## start Data excerpts
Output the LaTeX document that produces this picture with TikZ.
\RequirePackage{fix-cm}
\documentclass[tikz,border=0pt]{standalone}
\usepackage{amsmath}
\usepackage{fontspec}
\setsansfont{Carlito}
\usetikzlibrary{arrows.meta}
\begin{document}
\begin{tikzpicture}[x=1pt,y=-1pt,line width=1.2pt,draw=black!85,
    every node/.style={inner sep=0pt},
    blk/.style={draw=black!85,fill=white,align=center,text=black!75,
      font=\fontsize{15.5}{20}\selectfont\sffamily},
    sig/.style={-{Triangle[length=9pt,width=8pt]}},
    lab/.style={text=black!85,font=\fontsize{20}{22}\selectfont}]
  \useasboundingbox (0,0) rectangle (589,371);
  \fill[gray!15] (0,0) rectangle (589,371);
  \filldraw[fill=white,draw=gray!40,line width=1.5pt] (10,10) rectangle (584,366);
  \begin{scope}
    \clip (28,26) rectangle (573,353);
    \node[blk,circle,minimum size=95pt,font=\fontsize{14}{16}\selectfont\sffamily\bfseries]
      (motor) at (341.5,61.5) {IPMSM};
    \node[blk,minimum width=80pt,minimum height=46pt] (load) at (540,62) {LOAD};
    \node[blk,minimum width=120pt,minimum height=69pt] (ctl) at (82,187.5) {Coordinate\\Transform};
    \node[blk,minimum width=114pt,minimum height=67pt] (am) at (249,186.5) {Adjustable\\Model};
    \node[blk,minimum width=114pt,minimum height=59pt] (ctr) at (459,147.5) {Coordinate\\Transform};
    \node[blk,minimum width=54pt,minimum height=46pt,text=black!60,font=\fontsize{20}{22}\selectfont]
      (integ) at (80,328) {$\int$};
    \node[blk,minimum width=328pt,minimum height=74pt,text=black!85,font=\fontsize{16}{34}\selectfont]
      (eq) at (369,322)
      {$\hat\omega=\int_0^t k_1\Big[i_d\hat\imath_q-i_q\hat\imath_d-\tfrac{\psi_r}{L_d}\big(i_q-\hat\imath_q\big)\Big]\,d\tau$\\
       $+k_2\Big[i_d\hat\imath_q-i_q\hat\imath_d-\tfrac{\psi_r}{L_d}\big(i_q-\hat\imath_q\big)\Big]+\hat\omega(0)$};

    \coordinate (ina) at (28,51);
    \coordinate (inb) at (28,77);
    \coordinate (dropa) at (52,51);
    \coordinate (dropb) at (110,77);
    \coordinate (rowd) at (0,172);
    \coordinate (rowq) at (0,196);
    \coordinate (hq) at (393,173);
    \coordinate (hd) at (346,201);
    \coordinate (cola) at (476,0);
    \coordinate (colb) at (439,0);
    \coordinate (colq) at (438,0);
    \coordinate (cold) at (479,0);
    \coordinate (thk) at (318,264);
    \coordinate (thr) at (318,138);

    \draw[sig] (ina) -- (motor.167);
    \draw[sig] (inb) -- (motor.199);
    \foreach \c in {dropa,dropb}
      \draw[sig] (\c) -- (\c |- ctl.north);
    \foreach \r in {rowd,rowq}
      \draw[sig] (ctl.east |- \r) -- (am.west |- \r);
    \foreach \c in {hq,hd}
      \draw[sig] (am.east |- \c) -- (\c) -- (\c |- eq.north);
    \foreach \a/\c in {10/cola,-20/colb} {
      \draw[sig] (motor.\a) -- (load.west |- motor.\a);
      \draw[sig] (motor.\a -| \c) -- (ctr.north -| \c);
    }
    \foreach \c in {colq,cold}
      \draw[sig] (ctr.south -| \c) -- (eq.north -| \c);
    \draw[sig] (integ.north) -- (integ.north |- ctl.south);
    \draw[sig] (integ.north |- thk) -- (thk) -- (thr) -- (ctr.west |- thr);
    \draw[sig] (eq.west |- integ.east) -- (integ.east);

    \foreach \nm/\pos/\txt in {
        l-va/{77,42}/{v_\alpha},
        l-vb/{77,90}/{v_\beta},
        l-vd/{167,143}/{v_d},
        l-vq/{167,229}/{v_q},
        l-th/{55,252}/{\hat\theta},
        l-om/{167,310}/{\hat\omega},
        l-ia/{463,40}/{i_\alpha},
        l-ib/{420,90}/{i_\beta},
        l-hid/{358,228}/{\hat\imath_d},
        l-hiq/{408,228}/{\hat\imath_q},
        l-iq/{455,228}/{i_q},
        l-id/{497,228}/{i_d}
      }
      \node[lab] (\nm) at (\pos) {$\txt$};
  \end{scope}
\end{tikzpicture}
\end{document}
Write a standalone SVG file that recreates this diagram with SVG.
## end Data excerpts
Find and copy each line above that includes the string "standalone".

\documentclass[tikz,border=0pt]{standalone}
Write a standalone SVG file that recreates this diagram with SVG.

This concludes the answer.